§ WHAT THE TASK ASKS: Everything from the first line down to the line containing "import pandas as pd" is to be retyped exactly, both ends included, with pictures left out.

§ PROVIDED MATERIAL:
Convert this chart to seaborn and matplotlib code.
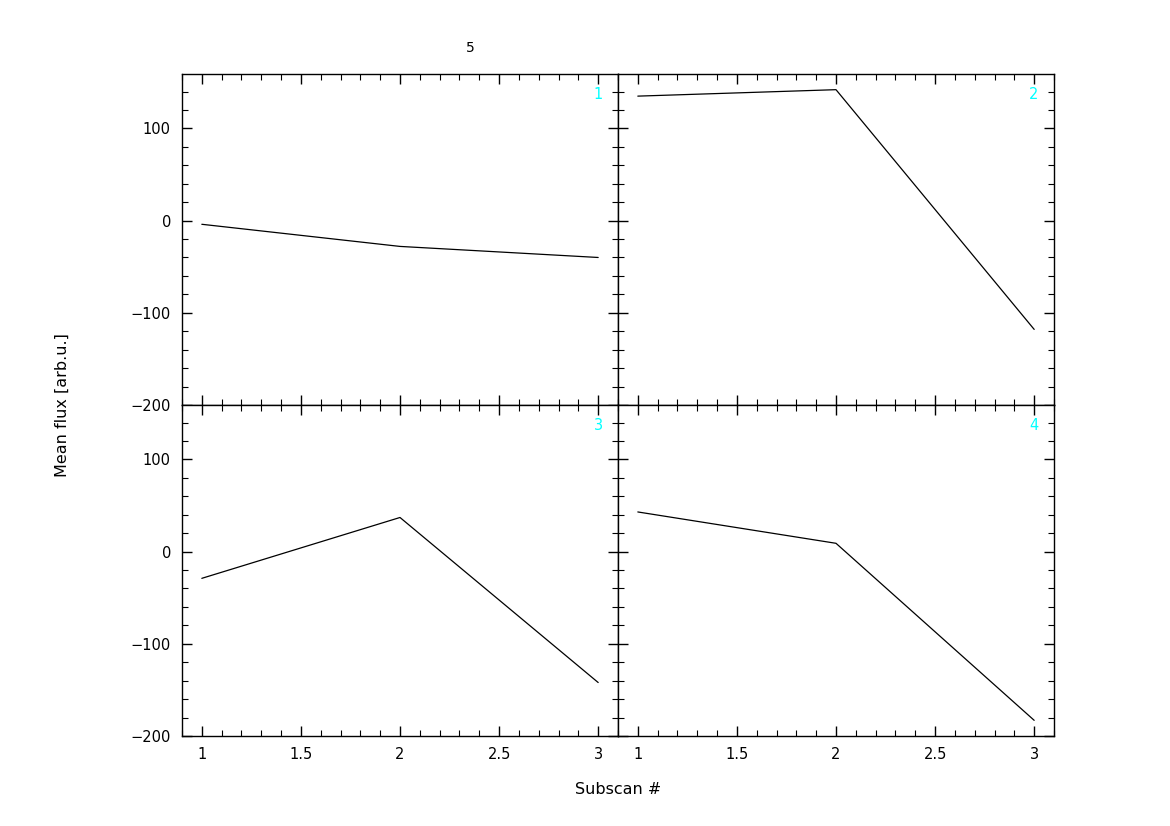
import matplotlib
matplotlib.use("Agg")
import matplotlib.pyplot as plt
from matplotlib.ticker import MultipleLocator, FormatStrFormatter
import seaborn as sns
import pandas as pd

subscans = [1, 2, 3]
panel_ids = ["1", "2", "3", "4"]
flux_1 = [-4, -28, -40]
flux_2 = [135, 142, -118]
flux_3 = [-29, 37, -142]
flux_4 = [43, 9, -183]
series = [flux_1, flux_2, flux_3, flux_4]
title = "5"
xlabel = "Subscan #"
ylabel = "Mean flux [arb.u.]"

sns.set_theme(style="white")
plt.rcParams['font.family'] = ['DejaVu Sans']

fig = plt.figure(figsize=(11.7, 8.26), dpi=100)
gs = fig.add_gridspec(2, 2, left=182/1170, right=1054/1170, top=1-74/826, bottom=1-736/826,
                      hspace=0, wspace=0)
axes = [fig.add_subplot(gs[i // 2, i % 2]) for i in range(4)]

for i, ax in enumerate(axes):
    df = pd.DataFrame({"x": subscans, "y": series[i]})
    sns.lineplot(data=df, x="x", y="y", ax=ax, color="black", linewidth=0.9)
    ax.set_xlim(0.9, 3.1)
    ax.set_ylim(-200, 159)
    ax.xaxis.set_major_locator(MultipleLocator(0.5))
    ax.xaxis.set_minor_locator(MultipleLocator(0.1))
    ax.xaxis.set_major_formatter(FormatStrFormatter("%g"))
    ax.yaxis.set_major_locator(MultipleLocator(100))
    ax.yaxis.set_minor_locator(MultipleLocator(20))
    ax.tick_params(which="both", direction="in", top=True, right=True, bottom=True, left=True,
                   color="black", labelsize=10.5, labelcolor="black")
    ax.tick_params(which="major", length=7, width=1, pad=8)
    ax.tick_params(which="minor", length=4, width=0.8)
    ax.set_xlabel("")
    ax.set_ylabel("")
    for s in ax.spines.values():
        s.set_color("black")
        s.set_linewidth(1)
    if i % 2 == 1:
        ax.tick_params(labelleft=False)
    if i < 2:
        ax.tick_params(labelbottom=False)
    ax.text(0.965, 0.96, panel_ids[i], transform=ax.transAxes, ha="right", va="top",
            color="#00ffff", fontsize=10.5)
    ax.grid(False)

fig.text(470/1170, 1-48/826, title, ha="center", va="center", fontsize=10, color="black")
fig.text(618/1170, 1-790/826, xlabel, ha="center", va="center", fontsize=11.5, color="black")
fig.text(62/1170, 1-405/826, ylabel, ha="center", va="center", rotation=90, fontsize=11.5,
         color="black")

fig.savefig("out.png", dpi=100, facecolor="white")
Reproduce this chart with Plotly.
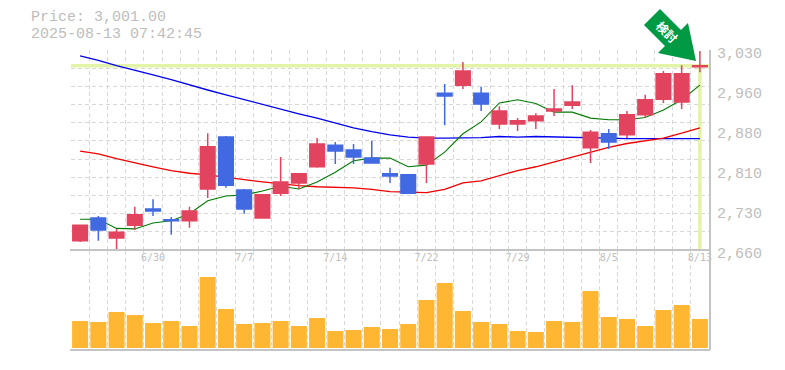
import plotly.graph_objects as go

W, H = 785, 370

# Trading days on the category axis
dates = ["6/24","6/25","6/26","6/27","6/30","7/1","7/2","7/3","7/4","7/7","7/8","7/9","7/10","7/11",
         "7/14","7/15","7/16","7/17","7/18","7/22","7/23","7/24","7/25","7/28","7/29","7/30","7/31",
         "8/1","8/4","8/5","8/6","8/7","8/8","8/12","8/13"]
labelled_dates = ["6/30","7/7","7/14","7/22","7/29","8/5","8/13"]

# OHLC
open_  = [2677,2719,2682,2706,2736,2716,2714,2773,2869,2771,2719,2765,2784,2814,2854,2845,2830,2801,2799,2819,2950,2965,2950,2893,2893,2899,2917,2928,2849,2875,2873,2910,2939,2934,2999]
high   = [2706,2723,2699,2740,2754,2721,2740,2876,2871,2773,2762,2832,2801,2867,2860,2856,2862,2812,2799,2869,2967,3008,2962,2926,2904,2913,2958,2965,2882,2884,2917,2947,2991,3002,3028]
low    = [2675,2677,2662,2697,2723,2688,2701,2756,2775,2727,2719,2760,2773,2812,2819,2819,2821,2784,2764,2784,2891,2958,2917,2884,2880,2884,2908,2921,2821,2847,2867,2904,2932,2921,2989]
close  = [2706,2697,2693,2725,2732,2714,2732,2851,2780,2736,2762,2786,2801,2856,2843,2832,2821,2797,2765,2869,2945,2991,2930,2917,2899,2908,2921,2934,2878,2860,2910,2938,2986,2986,3001]

# Moving averages
ma_blue = [3019,3011,3001,2993,2984,2975,2965,2956,2947,2938,2929,2920,2912,2904,2895,2886,2879,2873,2869,2867,2867,2867,2868,2870,2869,2870,2869,2869,2868,2866,2866,2866,2866,2866,2866]
ma_red  = [2843,2838,2829,2821,2814,2807,2802,2799,2794,2790,2786,2782,2779,2777,2776,2775,2772,2768,2767,2766,2772,2784,2788,2797,2807,2814,2823,2832,2841,2850,2857,2862,2867,2876,2886]
ma_green= [2717,2717,2700,2699,2710,2714,2727,2751,2760,2762,2769,2778,2773,2786,2804,2825,2830,2830,2814,2817,2841,2875,2897,2932,2938,2931,2915,2915,2904,2901,2901,2905,2919,2938,2965]

# Volume, in shares
volume = [27000,26000,36000,33000,25000,27000,22000,71000,39000,24000,25000,27000,22000,30000,17000,18000,21000,19000,24000,48000,65000,37000,26000,24000,17000,16000,27000,26000,57000,31000,29000,22000,38000,43000,29000]

current_price = 3001
price_label = "Price: 3,001.00"
stamp_label = "2025-08-13 07:42:45"
y_ticks = [2660,2734,2808,2882,2956,3030]
y_text = ["2,660","2,730","2,810","2,880","2,960","3,030"]

idx = list(range(len(dates)))
x_lo, x_hi = -0.5, len(dates) - 0.5
grid = "#d8d8d8"
axisc = "#c4c4c4"
txt = "#bdbdbd"
mono = "Liberation Mono"
grid_x = dict(tick0=-0.5, dtick=1, showgrid=True, gridcolor=grid, griddash="4px,3px", gridwidth=1, ticks="")

fig = go.Figure()
fig.add_trace(go.Scatter(x=[x_lo, x_hi], y=[current_price]*2, mode="lines", line=dict(color="#e3f3a8", width=3.5), zorder=-2, hoverinfo="skip"))
fig.add_trace(go.Scatter(x=[idx[-1], idx[-1]], y=[2660, current_price], mode="lines", line=dict(color="#e3f3a8", width=3.5), zorder=-2, hoverinfo="skip"))
fig.add_trace(go.Scatter(x=idx, y=ma_blue, mode="lines", line=dict(color="#0000f0", width=1.3), zorder=-1))
fig.add_trace(go.Scatter(x=idx, y=ma_red, mode="lines", line=dict(color="#f00000", width=1.3), zorder=-1))
fig.add_trace(go.Scatter(x=idx, y=ma_green, mode="lines", line=dict(color="#007a00", width=1.1), zorder=-1))
fig.add_trace(go.Candlestick(x=idx, open=open_, high=high, low=low, close=close,
    increasing=dict(line=dict(color="#e2445f", width=1.5), fillcolor="#e2445f"),
    decreasing=dict(line=dict(color="#4169e1", width=1.5), fillcolor="#4169e1"),
    whiskerwidth=0))
fig.add_trace(go.Bar(x=idx, y=volume, xaxis="x2", yaxis="y2", marker=dict(color="#ffb733", line_width=0), width=0.88))

fig.update_layout(
    width=W, height=H, autosize=False, margin=dict(l=0, r=0, t=0, b=0, autoexpand=False),
    paper_bgcolor="white", plot_bgcolor="white", showlegend=False, boxgap=0.2, boxgroupgap=0,
    xaxis=dict(domain=[71/W, 709/W], range=[x_lo, x_hi], anchor="y", rangeslider=dict(visible=False),
        tickmode="array", tickvals=[dates.index(d) for d in labelled_dates], ticktext=labelled_dates,
        tickfont=dict(family="DejaVu Sans Mono", size=10, color=txt), ticks="", showgrid=False, showline=False,
        zeroline=False, ticklabelstandoff=0, minor=grid_x),
    yaxis=dict(domain=[1-250/H, 1-50/H], range=[2660, 3030], side="right", anchor="x",
        tickmode="array", tickvals=y_ticks, ticktext=y_text,
        tickfont=dict(family=mono, size=15, color=txt), ticks="", showgrid=False, showline=False,
        zeroline=False, ticklabelstandoff=7, ticklabelshift=3,
        minor=dict(tick0=2660, dtick=370/11, showgrid=True, gridcolor=grid, griddash="4px,3px", gridwidth=1, ticks="")),
    xaxis2=dict(domain=[71/W, 709/W], range=[x_lo, x_hi], anchor="y2", showticklabels=False, ticks="",
        showgrid=False, showline=False, zeroline=False, minor=grid_x),
    yaxis2=dict(domain=[1-350/H, 1-251/H], range=[-2000, 97000], side="right", anchor="x2", showticklabels=False,
        ticks="", showgrid=False, showline=False, zeroline=False),
)

def px_line(x0, y0, x1, y1):
    fig.add_shape(type="line", xref="paper", yref="paper", x0=x0/W, x1=x1/W, y0=1-y0/H, y1=1-y1/H,
                  line=dict(color=axisc, width=2), layer="above")

# Panel frames
px_line(70, 250, 710, 250)
px_line(710, 50, 710, 350)
px_line(70, 350, 710, 350)

fig.add_annotation(xref="paper", yref="paper", x=29/W, y=1-17/H, text=price_label, showarrow=False, height=14,
    xanchor="left", yanchor="middle", font=dict(family=mono, size=15, color=txt))
fig.add_annotation(xref="paper", yref="paper", x=29/W, y=1-34/H, text=stamp_label, showarrow=False, height=14,
    xanchor="left", yanchor="middle", font=dict(family=mono, size=15, color=txt))

# Badge arrow in pixels converted to paper coordinates
arrow_px = [(660,9),(681,30),(688,23),(696,61),(658,53),(665,46),(644,25)]
path = "M " + " L ".join(f"{a/W:.5f},{1-b/H:.5f}" for a, b in arrow_px) + " Z"
fig.add_shape(type="path", xref="paper", yref="paper", path=path, fillcolor="#009944", line_width=0, layer="above")
# Carrier shape for the rotated badge text
fig.add_shape(type="rect", xref="paper", yref="paper", x0=646/W, x1=686/W, y0=1-53/H, y1=1-13/H,
    line_width=0, fillcolor="rgba(0,0,0,0)", layer="above",
    label=dict(text="<b>検討</b>", textangle=45, textposition="middle center",
               font=dict(family="Noto Sans CJK JP", size=12, color="white")))

fig.write_html("out.html", config=dict(displayModeBar=False),
    post_script="document.body.style.margin='0';document.documentElement.style.overflow='hidden';")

§ SOLUTION FOR THIS PROBLEM:
Convert this chart to seaborn and matplotlib code.
import matplotlib
matplotlib.use("Agg")
import matplotlib.pyplot as plt
from matplotlib.ticker import MultipleLocator, FormatStrFormatter
import seaborn as sns
import pandas as pd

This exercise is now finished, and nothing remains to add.